[Records with drawing code]
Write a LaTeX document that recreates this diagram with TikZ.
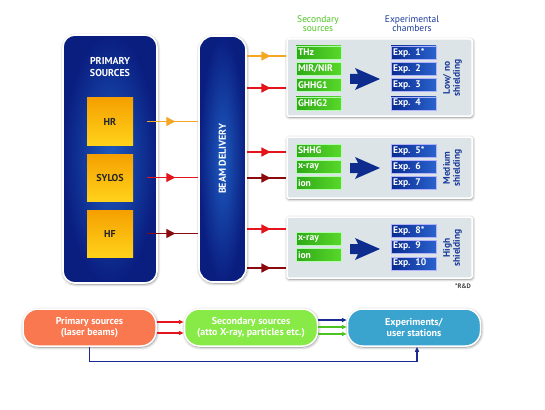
\documentclass[tikz,border=0pt]{standalone}
\usepackage{fontspec}
\setmainfont{PT Sans}
\usetikzlibrary{arrows.meta,decorations.markings,shadows.blur}
\definecolor{navyD}{HTML}{0A1E80}
\definecolor{navyL}{HTML}{1E5BC0}
\definecolor{yelT}{HTML}{F5A000}
\definecolor{yelB}{HTML}{FFD21A}
\definecolor{orangeA}{HTML}{F5A623}
\definecolor{redA}{HTML}{E3141C}
\definecolor{dredA}{HTML}{8A0A0E}
\definecolor{panelC}{HTML}{DDE4E7}
\definecolor{greenL}{HTML}{2FA818}
\definecolor{greenR}{HTML}{58D82A}
\definecolor{expL}{HTML}{0A2C90}
\definecolor{expR}{HTML}{2A62CC}
\definecolor{hdrG}{HTML}{4CC320}
\definecolor{hdrB}{HTML}{1B3A9A}
\definecolor{salmon}{HTML}{F97850}
\definecolor{lime}{HTML}{88EA46}
\definecolor{sky}{HTML}{3AA4CF}
\definecolor{linkB}{HTML}{1A2A90}
\definecolor{arrowB}{HTML}{0D2C8E}
\tikzset{
  shad/.style={blur shadow={shadow xshift=0.6pt, shadow yshift=-1pt, shadow blur steps=6, shadow blur radius=3pt, shadow opacity=50}},
  bigbox/.style={draw=white, line width=1.6pt, rounded corners=12pt, inner color=navyL, outer color=navyD, shad},
  yelbox/.style={minimum width=46pt, minimum height=47pt, top color=yelT, bottom color=yelB, text=black!85, font=\bfseries\fontsize{10}{12}\selectfont},
  panel/.style={fill=panelC, draw=white, line width=1.5pt, rounded corners=1.5pt, minimum width=185pt, shad},
  secbox/.style={left color=greenL, right color=greenR, draw=white!70!green, line width=0.6pt, minimum height=13pt, text width=41pt, inner xsep=2pt, inner ysep=0pt, align=left, text=white, font=\bfseries\fontsize{9.6}{10}\selectfont},
  expbox/.style={left color=expL, right color=expR, draw=white!70!blue, line width=0.6pt, minimum height=13pt, text width=41pt, inner xsep=2pt, inner ysep=0pt, align=left, text=white, font=\bfseries\fontsize{9.6}{10}\selectfont},
  shield/.style={rotate=90, align=center, text=hdrB, font=\bfseries\fontsize{9.5}{10}\selectfont, inner sep=0pt},
  hdr/.style={align=center, font=\fontsize{9.5}{9}\selectfont, inner sep=0pt},
  beamarrow/.style={line width=1.4pt, postaction={decorate}, decoration={markings, mark=at position #1 with {\arrow{Triangle[length=9pt,width=9pt]}}}},
  pill/.style={draw=white, line width=1.5pt, rounded corners=15pt, minimum width=133pt, minimum height=37pt, text=white, align=center, font=\bfseries\fontsize{10}{10.5}\selectfont, shad},
  barrow/.style={line width=1.2pt, -{Triangle[length=5pt,width=4pt]}},
}
\begin{document}
\begin{tikzpicture}[x=1pt, y=-1pt]
\useasboundingbox (0,0) rectangle (545,409);
% primary sources
\node[bigbox, minimum width=94pt, minimum height=248pt] (prim) at (110,159) {};
\node[text=white, align=center, font=\bfseries\fontsize{10}{12}\selectfont] (primt) at (110,67) {PRIMARY\\SOURCES};
\node[yelbox] (hr) at (110,121.5) {HR};
\node[yelbox] (sylos) at (110,177.5) {SYLOS};
\node[yelbox] (hf) at (110,233.5) {HF};
% beam delivery
\node[bigbox, rounded corners=14pt, minimum width=47pt, minimum height=246pt] (beam) at (222.5,159) {};
\node[rotate=90, text=white, font=\bfseries\fontsize{10}{12}\selectfont] (beamt) at (beam.center) {BEAM DELIVERY};
% arrows into beam delivery
\coordinate (hrS) at ([xshift=14pt]hr.east);
\coordinate (syS) at ([xshift=14pt]sylos.east);
\coordinate (hfS) at ([xshift=14pt]hf.east);
\draw[beamarrow=0.55, orangeA] (hrS) -- (hrS -| beam.west);
\draw[beamarrow=0.55, redA] (syS) -- (syS -| beam.west);
\draw[beamarrow=0.55, dredA] (hfS) -- (hfS -| beam.west);
% headers
\node[hdr, text=hdrG] (hsec) at (318,24) {Secondary\\sources};
\node[hdr, text=hdrB] (hexp) at (412,24) {Experimental\\chambers};
% panels
\node[panel, minimum height=77pt] (p1) at (379.5,77.5) {};
\node[panel, minimum height=61pt] (p2) at (379.5,167.5) {};
\node[panel, minimum height=61pt] (p3) at (379.5,247.5) {};
% secondary sources
\node[secbox] (s1) at (318.5,52.5) {THz};
\node[secbox] (s2) at (318.5,69) {MIR/NIR};
\node[secbox] (s3) at (318.5,85) {GHHG1};
\node[secbox] (s4) at (318.5,103.5) {GHHG2};
\node[secbox] (s5) at (318.5,150.5) {SHHG};
\node[secbox] (s6) at (318.5,167) {x-ray};
\node[secbox] (s7) at (318.5,183) {ion};
\node[secbox] (s8) at (318.5,239) {x-ray};
\node[secbox] (s9) at (318.5,255) {ion};
% experiments
\node[expbox] (e1) at (413.5,52.5) {Exp. 1*};
\node[expbox] (e2) at (413.5,69) {Exp. 2};
\node[expbox] (e3) at (413.5,85) {Exp. 3};
\node[expbox] (e4) at (413.5,103.5) {Exp. 4};
\node[expbox] (e5) at (413.5,150.5) {Exp. 5*};
\node[expbox] (e6) at (413.5,167) {Exp. 6};
\node[expbox] (e7) at (413.5,183) {Exp. 7};
\node[expbox] (e8) at (413.5,230.5) {Exp. 8*};
\node[expbox] (e9) at (413.5,246.5) {Exp. 9};
\node[expbox] (e10) at (413.5,263.5) {Exp. 10};
% big arrows
\foreach \cy in {79,168,249}{
  \fill[arrowB, shift={(365,\cy)}] (-15,-5) -- (-7,-5) -- (-10,-11) -- (15,0) -- (-10,11) -- (-7,5) -- (-15,5) -- cycle;
}
% shielding labels
\node[shield] (sh1) at (452.5,78) {Low/ no\\shielding};
\node[shield] (sh2) at (452.5,168) {Medium\\shielding};
\node[shield] (sh3) at (452.5,248) {High\\shielding};
\node[text=black!75, font=\bfseries\fontsize{6.5}{7}\selectfont, inner sep=0pt] (rd) at (463,286) {*R\&D};
% arrows out of beam delivery
\coordinate (y1) at (0,56);
\coordinate (y2) at (0,88);
\coordinate (y3) at (0,152);
\coordinate (y4) at (0,178);
\coordinate (y5) at (0,229);
\coordinate (y6) at (0,268);
\draw[beamarrow=0.6, orangeA] (beam.east |- y1) -- (p1.west |- y1);
\draw[beamarrow=0.6, redA] (beam.east |- y2) -- (p1.west |- y2);
\draw[beamarrow=0.6, redA] (beam.east |- y3) -- (p2.west |- y3);
\draw[beamarrow=0.6, dredA] (beam.east |- y4) -- (p2.west |- y4);
\draw[beamarrow=0.6, redA] (beam.east |- y5) -- (p3.west |- y5);
\draw[beamarrow=0.6, dredA] (beam.east |- y6) -- (p3.west |- y6);
% bottom flow
\node[pill, fill=salmon] (prim2) at (89.5,327.5) {Primary sources\\(laser beams)};
\node[pill, fill=lime] (sec2) at (251,327.5) {Secondary sources\\(atto X-ray, particles etc.)};
\node[pill, fill=sky] (exp2) at (414,327.5) {Experiments/\\user stations};
\draw[barrow, redA] ([yshift=5.5pt]prim2.east) -- ([yshift=5.5pt]prim2.east -| sec2.west);
\draw[barrow, redA] ([yshift=-5.5pt]prim2.east) -- ([yshift=-5.5pt]prim2.east -| sec2.west);
\draw[barrow, linkB] ([yshift=7.5pt]sec2.east) -- ([yshift=7.5pt]sec2.east -| exp2.west);
\draw[barrow, hdrG] ([yshift=0.5pt]sec2.east) -- ([yshift=0.5pt]sec2.east -| exp2.west);
\draw[barrow, hdrG] ([yshift=-6.5pt]sec2.east) -- ([yshift=-6.5pt]sec2.east -| exp2.west);
\draw[barrow, linkB] (prim2.south) -- ++(0,15) -| ([xshift=3pt]exp2.south);
\end{tikzpicture}
\end{document}
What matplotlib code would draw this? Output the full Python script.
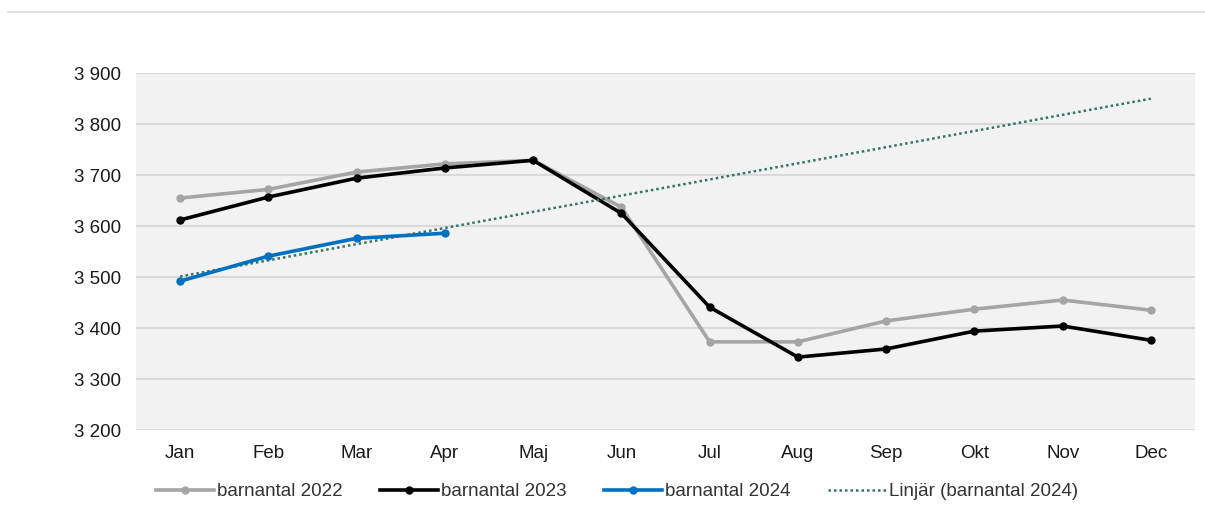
import matplotlib
matplotlib.use("Agg")
import matplotlib.pyplot as plt
from matplotlib.lines import Line2D
import numpy as np

plt.rcParams['font.family'] = ['Liberation Sans', 'DejaVu Sans']

months = ['Jan', 'Feb', 'Mar', 'Apr', 'Maj', 'Jun', 'Jul', 'Aug', 'Sep', 'Okt', 'Nov', 'Dec']
barn_2022 = [3655, 3672, 3706, 3722, 3729, 3637, 3373, 3373, 3414, 3437, 3455, 3435]
barn_2023 = [3612, 3657, 3694, 3714, 3729, 3625, 3441, 3343, 3359, 3394, 3404, 3376]
barn_2024 = [3492, 3541, 3576, 3586]
yticks = [3200, 3300, 3400, 3500, 3600, 3700, 3800, 3900]

x = np.arange(len(months))
x24 = np.arange(len(barn_2024))

# linear trend of 2024, extended over the whole year
k, m = np.polyfit(x24 + 1, barn_2024, 1)
trend = k * (x + 1) + m

fig = plt.figure(figsize=(12.05, 5.15), dpi=100)
ax = fig.add_axes([0.1129, 0.165, 0.8788, 0.693])
ax.set_facecolor('#F2F2F2')

ax.plot(x, barn_2022, color='#A5A5A5', lw=2.6, marker='o', ms=5, label='barnantal 2022', zorder=3)
ax.plot(x, barn_2023, color='#000000', lw=2.6, marker='o', ms=5, label='barnantal 2023', zorder=4)
ax.plot(x24, barn_2024, color='#0070C0', lw=2.6, marker='o', ms=5, label='barnantal 2024', zorder=5)
ax.plot(x, trend, color='#2F7466', lw=1.8, ls=(0, (1, 1.2)), label='Linjär (barnantal 2024)', zorder=4)

ax.set_xlim(-0.5, len(months) - 0.5)
ax.set_ylim(3200, 3900)
ax.set_yticks(yticks)
ax.set_yticklabels([f'{v // 1000} {v % 1000:03d}' for v in yticks])
ax.set_xticks(x)
ax.set_xticklabels(months)
ax.grid(axis='y', color='#D9D9D9', lw=1.5)
ax.set_axisbelow(True)
for s in ax.spines.values():
    s.set_visible(False)
ax.tick_params(length=0, labelsize=13.5, colors='#1A1A1A')
ax.tick_params(axis='x', pad=11)
ax.tick_params(axis='y', pad=11)

fig.legend(loc='center', bbox_to_anchor=(0.512, 0.045), ncol=4, frameon=False,
           fontsize=13.5, handlelength=3.1, handletextpad=0.15, columnspacing=2.0,
           labelcolor='#333333')

# thin rule across the top
fig.add_artist(Line2D([0.007, 1.0], [0.977, 0.977], color='#D9D9D9', lw=1.2,
                      transform=fig.transFigure))

fig.savefig('out.png', dpi=100)
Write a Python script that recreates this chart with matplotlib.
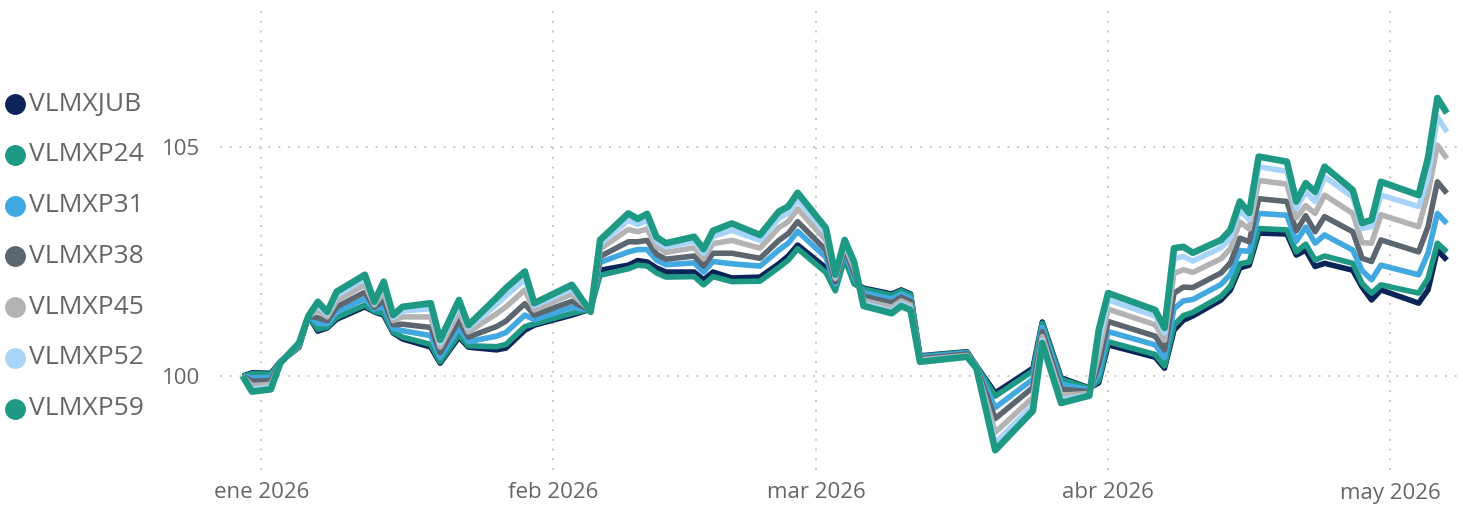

=== WHAT YOU HAVE TO DO ===
Go through the material above and count the lines that contain "script"; give that number alone.

=== TASK RESULT ===
2